Commenting on Mr Dooley’s remarks, Echa’s Cooperation Director Andreas Herdina said he hoped the US could draw “valuable conclusions from our experience”.
Assuming the TSCA reform law is passed, Mr Dooley told his audience, industry must make sure that it is implemented in “a way that meets our primary objective: that we have a chemicals management system in the US that will be the gold standard internationally.” At the moment countries such as the Republic of Korea have adopted a “REACH” like system of chemicals management.
To achieve this, he said companies will need to commit to provide the information and data that the EPA (Environmental Protection Agency) needs to make safety determinations. For its part, he said the agency should only ask for the information it needs.
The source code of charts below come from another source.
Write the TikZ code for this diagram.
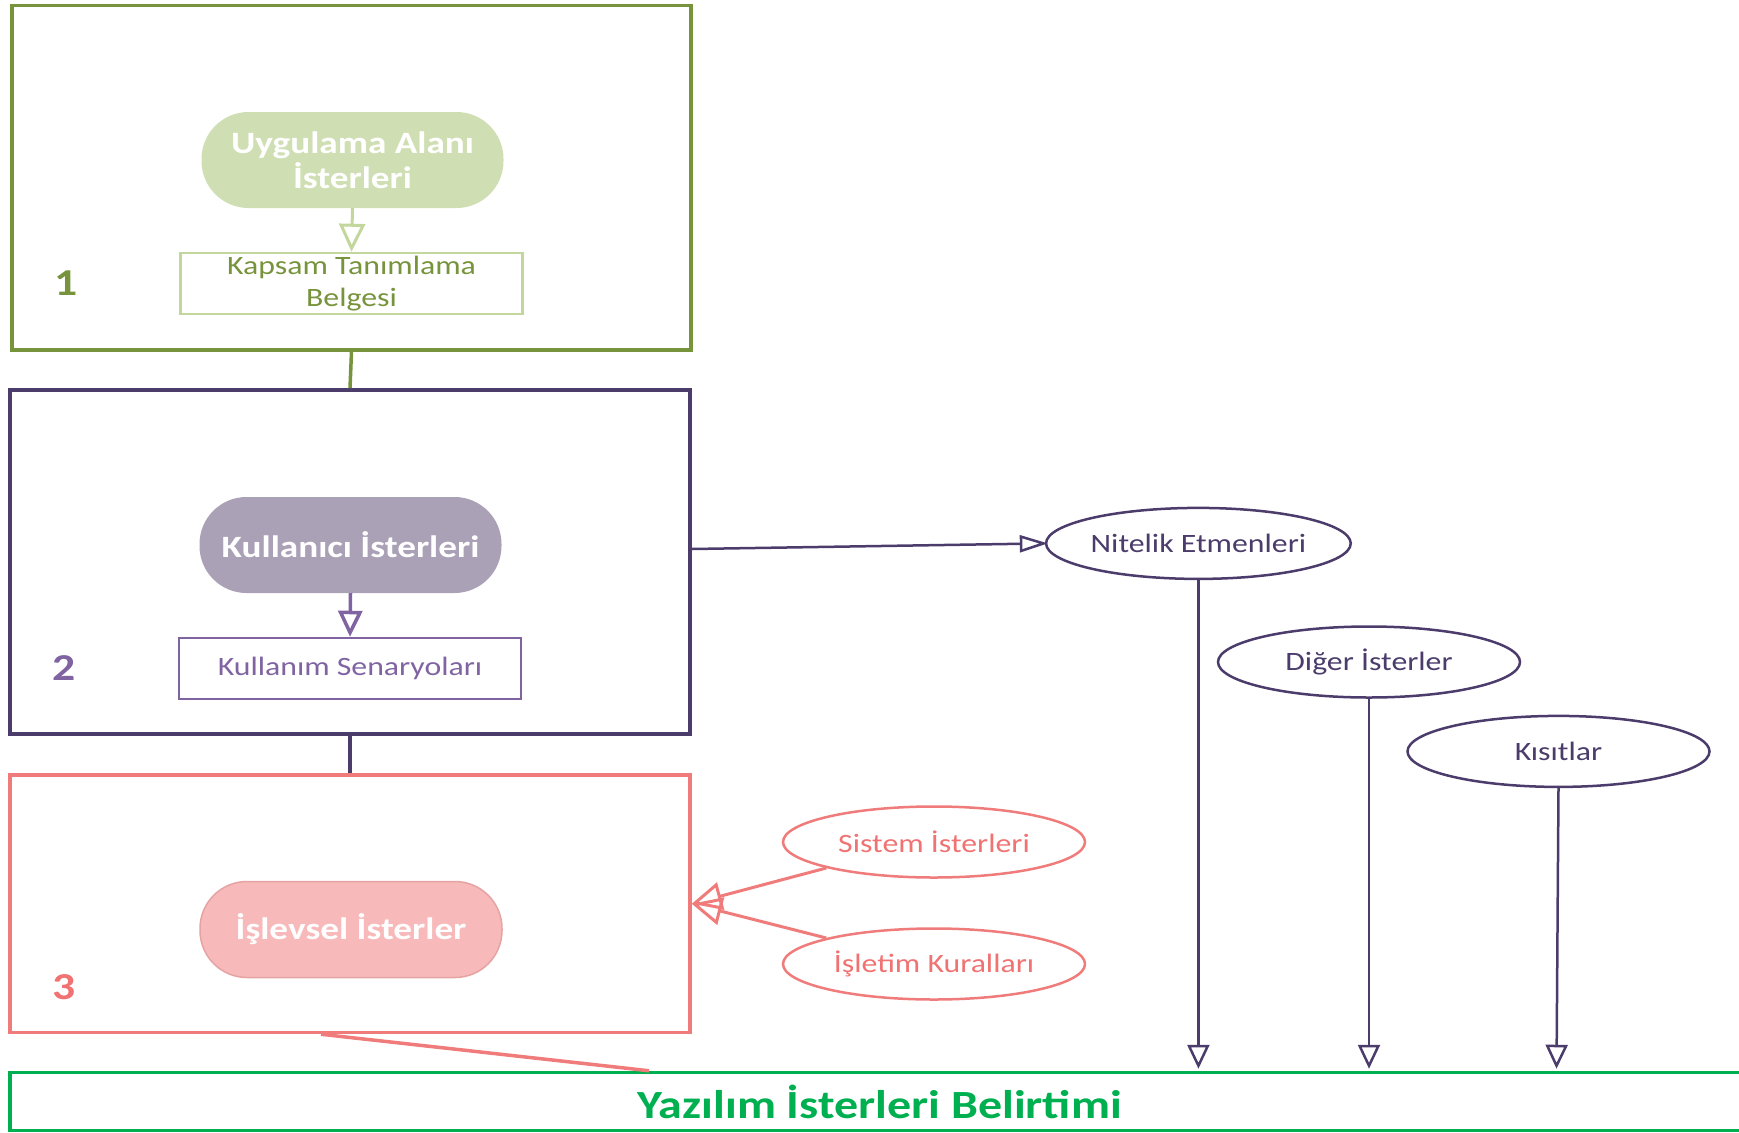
\documentclass[tikz,border=0pt]{standalone}
\usepackage{fontspec}
\setmainfont{Carlito}[FakeStretch=1.2]
\usetikzlibrary{arrows.meta,shapes.geometric}
\definecolor{cOlive}{HTML}{77933C}
\definecolor{cOliveFill}{HTML}{D0DFB3}
\definecolor{cOliveLight}{HTML}{C3D69B}
\definecolor{cPurpleDark}{HTML}{4B3C6B}
\definecolor{cPurpleFill}{HTML}{ABA1B7}
\definecolor{cPurple}{HTML}{8064A2}
\definecolor{cRed}{HTML}{F07B7B}
\definecolor{cRedFill}{HTML}{F7B9B9}
\definecolor{cRedEdge}{HTML}{E6A3A3}
\definecolor{cRedText}{HTML}{F07272}
\definecolor{cGreen}{HTML}{00B050}
\begin{document}
\begin{tikzpicture}[x=1pt,y=-1pt,
  frame/.style={draw, rectangle, inner sep=0pt, line width=3.5pt},
  stadium/.style={rectangle, rounded corners=47pt, minimum width=302pt, minimum height=96pt,
    inner sep=0pt, text=white, align=center, font=\bfseries\fontsize{31}{35.5}\selectfont},
  docbox/.style={draw, rectangle, line width=2.5pt, minimum width=342pt, minimum height=61pt,
    inner sep=0pt, align=center, font=\fontsize{26.5}{31.5}\selectfont},
  oval/.style={ellipse, draw, line width=2.5pt, minimum width=302pt, minimum height=71pt,
    inner sep=0pt, font=\fontsize{26.5}{31}\selectfont},
  numlabel/.style={font=\bfseries\fontsize{38}{40}\selectfont},
  downarrow/.style={cPurpleDark, line width=2.5pt, -{Triangle[open, length=24pt, width=22pt]}, shorten >=2pt}
]
\useasboundingbox (0,0) rectangle (1739,1132);
\clip (0,0) rectangle (1739,1132);

% ---- box 1
\node[frame, draw=cOlive, minimum width=679pt, minimum height=344.5pt] (box1) at (351.5,177.75) {};
\node[stadium, fill=cOliveFill] (uyg) at (352.5,160) {Uygulama Alanı\\İsterleri};
\node[docbox, draw=cOliveLight, text=cOlive] (kap) at (351.5,283.5) {Kapsam Tanımlama\\Belgesi};
\node[numlabel, text=cOlive] (n1) at (66.5,283) {1};
\draw[cOliveLight, line width=3pt, -{Triangle[open, length=28pt, width=26pt]}] (uyg.south) -- (kap.north);

% ---- box 2
\node[frame, draw=cPurpleDark, line width=4pt, minimum width=680pt, minimum height=344pt] (box2) at (350,562) {};
\node[stadium, fill=cPurpleFill] (kul) at (350.5,545) {Kullanıcı İsterleri};
\node[docbox, draw=cPurple, text=cPurple] (sen) at (350,668.5) {Kullanım Senaryoları};
\node[numlabel, text=cPurple] (n2) at (64,668) {2};
\draw[cPurple, line width=3.5pt, -{Triangle[open, length=26pt, width=24pt]}] (kul.south) -- (sen.north);

% ---- box 3
\node[frame, draw=cRed, minimum width=680pt, minimum height=257.5pt] (box3) at (350,903.75) {};
\node[stadium, fill=cRedFill, draw=cRedEdge, line width=1.5pt] (isl) at (351,929.5) {İşlevsel İsterler};
\node[numlabel, text=cRedText] (n3) at (64,987) {3};

% ---- bottom
\node[frame, draw=cGreen, minimum width=1739pt, minimum height=58pt, text=cGreen,
  font=\bfseries\fontsize{40}{44}\selectfont] (yaz) at (879.5,1101.5) {Yazılım İsterleri Belirtimi};

% ---- connectors between boxes
\draw[cOlive, line width=3.5pt] (box1.south) -- (box2.north);
\draw[cPurpleDark, line width=4pt] (box2.south) -- (box3.north);
\draw[cRed, line width=3.5pt] ([xshift=-29pt]box3.south) -- ([xshift=-230.5pt]yaz.north);

% ---- right side ovals
\node[oval, draw=cPurpleDark, text=cPurpleDark] (nit) at (1198.4,543.4) {Nitelik Etmenleri};
\node[oval, draw=cPurpleDark, text=cPurpleDark] (dig) at (1369,662) {Diğer İsterler};
\node[oval, draw=cPurpleDark, text=cPurpleDark] (kis) at (1558.5,751.4) {Kısıtlar};
\node[oval, draw=cRed, text=cRedText] (sis) at (934,842) {Sistem İsterleri};
\node[oval, draw=cRed, text=cRedText] (ise) at (934,964) {İşletim Kuralları};

\draw[cPurpleDark, line width=2.5pt, -{Triangle[open, length=28pt, width=17pt]}, shorten >=-3pt] ([yshift=13pt]box2.east) -- (nit.west);
\draw[downarrow] (nit.south) -- (nit.south |- yaz.north);
\draw[downarrow] (dig.south) -- (dig.south |- yaz.north);
\draw[downarrow] (kis.south) -- ([xshift=-2pt]kis.south |- yaz.north);

\draw[cRed, line width=3pt, -{Triangle[open, length=30pt, width=28pt]}] (sis.south west) -- (box3.east);
\draw[cRed, line width=3pt, -{Triangle[open, length=30pt, width=28pt]}] (ise.north west) -- (box3.east);
\end{tikzpicture}
\end{document}
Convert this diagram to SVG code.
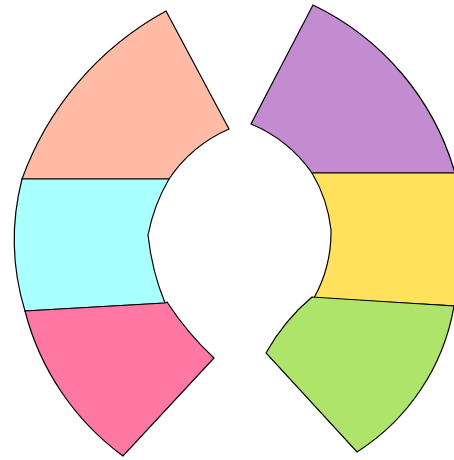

Mr Dooley also said it is important to capitalise on advances in risk assessment to do a better job of evaluating chemical safety. This includes:
- using weight-of-evidence approaches:
- incorporating exposure and threshold models; and
- investigating modes of action.
The EPA’s assessment work, he said, should focus on priority chemicals that are in commerce – noting that Canada had addressed around 4,000 substances in its chemicals management plan. The fact that there are 85,000 chemicals listed on the TSCA inventory continues to frustrate industry, he said, because it believes the actual number in commerce is far lower, and ACC hopes the EPA will “reset” it.